Naoki Wake, Atsushi Kanehira, Daichi Saito, Jun Takamatsu, Kazuhiro Sasabuchi, Hideki Koike, Katsushi Ikeuchi

Multi-step dexterous manipulation is a fundamental skill in household scenarios, yet remains an underexplored area in robotics. This paper proposes a modular approach, where each step of the manipulation process is addressed with dedicated policies based on effective modality input, rather than relying on a single end-to-end model. To demonstrate this, a dexterous robotic hand performs a manipulation task involving picking up and rotating a box.

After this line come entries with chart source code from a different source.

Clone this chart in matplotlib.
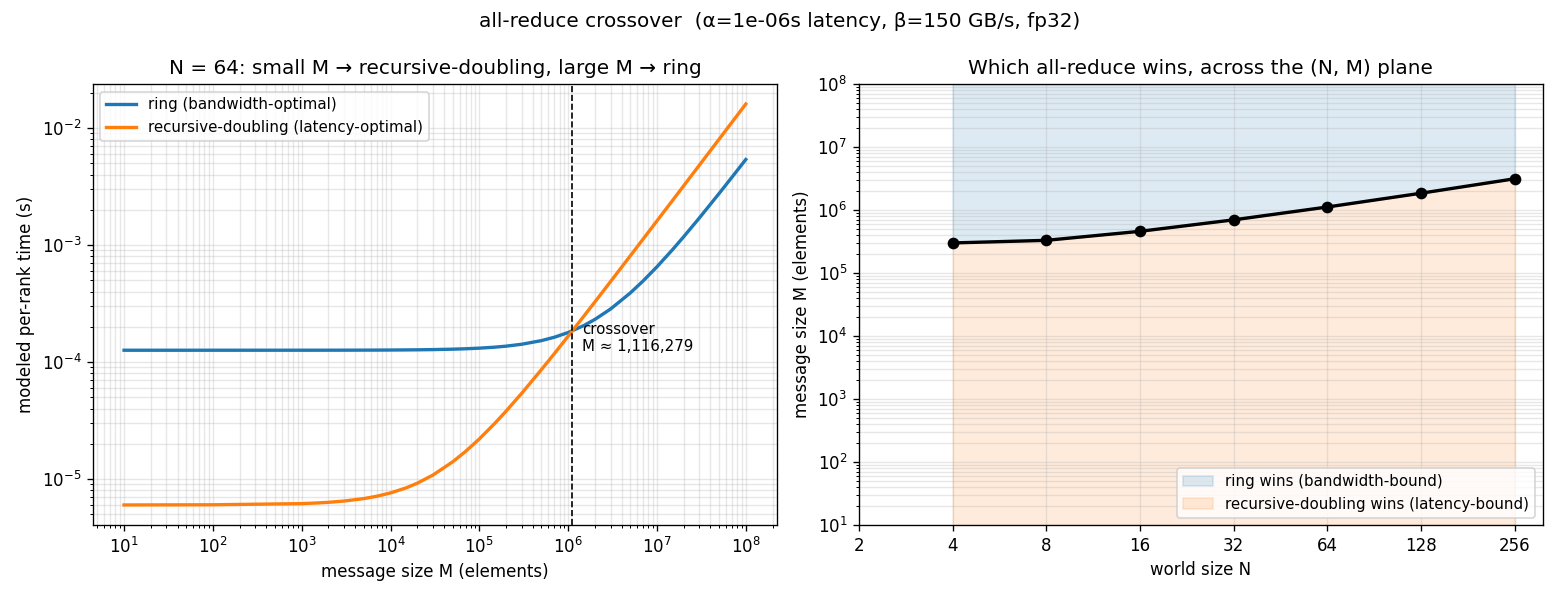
"""
all-reduce crossover: ring vs recursive-doubling (modeled per-rank time).
"""
import numpy as np
import matplotlib
matplotlib.use('Agg')
import matplotlib.pyplot as plt

# ---- left panel: N = 64, time vs message size ----
M_vals = [10, 1e2,
          1e3, 1.5e3, 2e3, 3e3, 5e3, 7e3,
          1e4, 1.5e4, 2e4, 3e4, 5e4, 7e4,
          1e5, 1.5e5, 2e5, 3e5, 5e5, 7e5,
          1e6, 1.5e6, 2e6, 3e6, 5e6, 7e6,
          1e7, 1.5e7, 2e7, 3e7, 5e7, 7e7, 1e8]
t_ring = [1.26e-4, 1.26e-4,
          1.2605e-4, 1.2608e-4, 1.2611e-4, 1.2616e-4, 1.2626e-4, 1.2637e-4,
          1.2653e-4, 1.2679e-4, 1.2705e-4, 1.2758e-4, 1.2863e-4, 1.2968e-4,
          1.3125e-4, 1.3388e-4, 1.365e-4, 1.4175e-4, 1.5225e-4, 1.6275e-4,
          1.785e-4, 2.0475e-4, 2.31e-4, 2.835e-4, 3.885e-4, 4.935e-4,
          6.51e-4, 9.135e-4, 1.176e-3, 1.701e-3, 2.751e-3, 3.801e-3, 5.376e-3]
t_rd = [6.0e-6, 6.02e-6,
        6.16e-6, 6.24e-6, 6.32e-6, 6.48e-6, 6.8e-6, 7.12e-6,
        7.6e-6, 8.4e-6, 9.2e-6, 1.08e-5, 1.4e-5, 1.72e-5,
        2.2e-5, 3.0e-5, 3.8e-5, 5.4e-5, 8.6e-5, 1.18e-4,
        1.66e-4, 2.46e-4, 3.26e-4, 4.86e-4, 8.06e-4, 1.126e-3,
        1.606e-3, 2.406e-3, 3.206e-3, 4.806e-3, 8.006e-3, 1.1206e-2, 1.6006e-2]
M_cross = 1116279
t_cross = 1.846e-4

# ---- right panel: crossover M per world size N ----
N_vals = [4, 8, 16, 32, 64, 128, 256]
M_star = [300000, 330000, 458824, 697959, 1116279, 1846729, 3133453]
N_ticks = [2, 4, 8, 16, 32, 64, 128, 256]
M_lo, M_hi = 1e1, 1e8

fig, (ax1, ax2) = plt.subplots(1, 2, figsize=(13, 5), dpi=120)
fig.subplots_adjust(left=0.0596, right=0.989, wspace=0.12, top=0.86, bottom=0.125)
fig.suptitle(u'all-reduce crossover  (\u03b1=1e-06s latency, \u03b2=150 GB/s, fp32)',
             y=0.98)

ax = ax1
ax.loglog(M_vals, t_ring, color='C0', lw=2, label='ring (bandwidth-optimal)')
ax.loglog(M_vals, t_rd, color='C1', lw=2, label='recursive-doubling (latency-optimal)')
ax.axvline(M_cross, color='k', ls='--', lw=1)
ax.text(M_cross * 1.28, t_cross * 0.87, f'crossover\nM \u2248 {M_cross:,}',
        ha='left', va='center', fontsize=9)
ax.set_xlabel('message size M (elements)')
ax.set_ylabel('modeled per-rank time (s)')
ax.set_title(u'N = 64: small M \u2192 recursive-doubling, large M \u2192 ring')
ax.grid(True, which='both', alpha=0.3)
ax.legend(loc='upper left', fontsize=9)

ax = ax2
ax.fill_between(N_vals, M_star, M_hi, color='C0', alpha=0.15,
                label='ring wins (bandwidth-bound)')
ax.fill_between(N_vals, M_lo, M_star, color='C1', alpha=0.15,
                label='recursive-doubling wins (latency-bound)')
ax.plot(N_vals, M_star, 'o-', color='k', lw=2)
ax.set_xscale('log', base=2)
ax.set_yscale('log')
ax.set_xticks(N_ticks)
ax.set_xticklabels([str(n) for n in N_ticks])
ax.set_ylim(M_lo, M_hi)
ax.set_xlabel('world size N')
ax.set_ylabel('message size M (elements)')
ax.set_title('Which all-reduce wins, across the (N, M) plane')
ax.grid(True, which='both', alpha=0.3)
ax.legend(loc='lower right', fontsize=9)

fig.savefig('out.png', dpi=120)
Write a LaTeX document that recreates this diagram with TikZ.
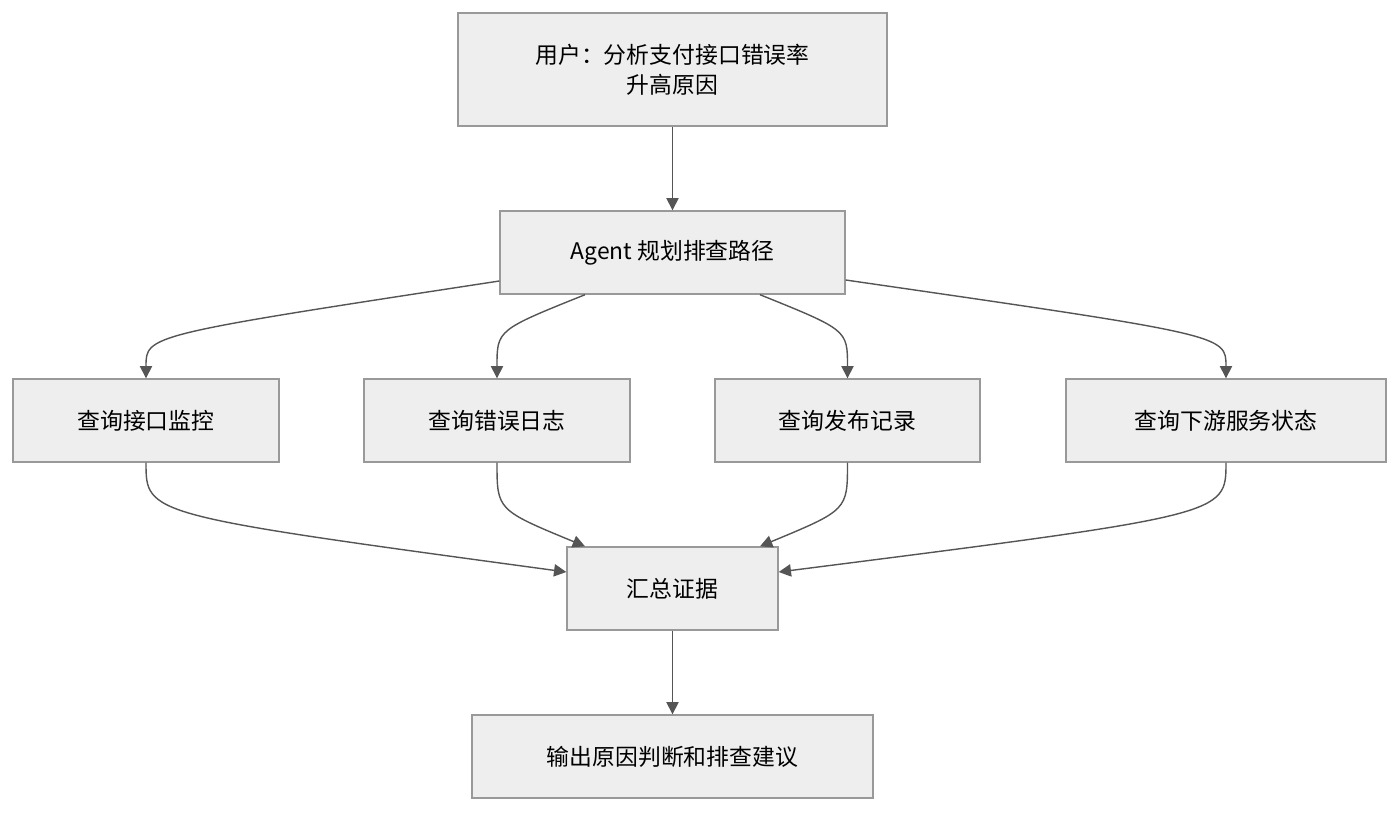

Guided by insights from neuroscience, the task is decomposed into three sub-skills, 1)reaching, 2)grasping and lifting, and 3)in-hand rotation, based on the dominant sensory modalities employed in the human brain. Each sub-skill is addressed using distinct methods from a practical perspective: a classical controller, a Vision-Language-Action model, and a reinforcement learning policy with force feedback, respectively. We tested the pipeline on a real robot to demonstrate the feasibility of our approach. The key contribution of this study lies in presenting a neuroscience-inspired, modality-driven methodology for multi-step dexterous manipulation.

Submitted: Dec 15, 2024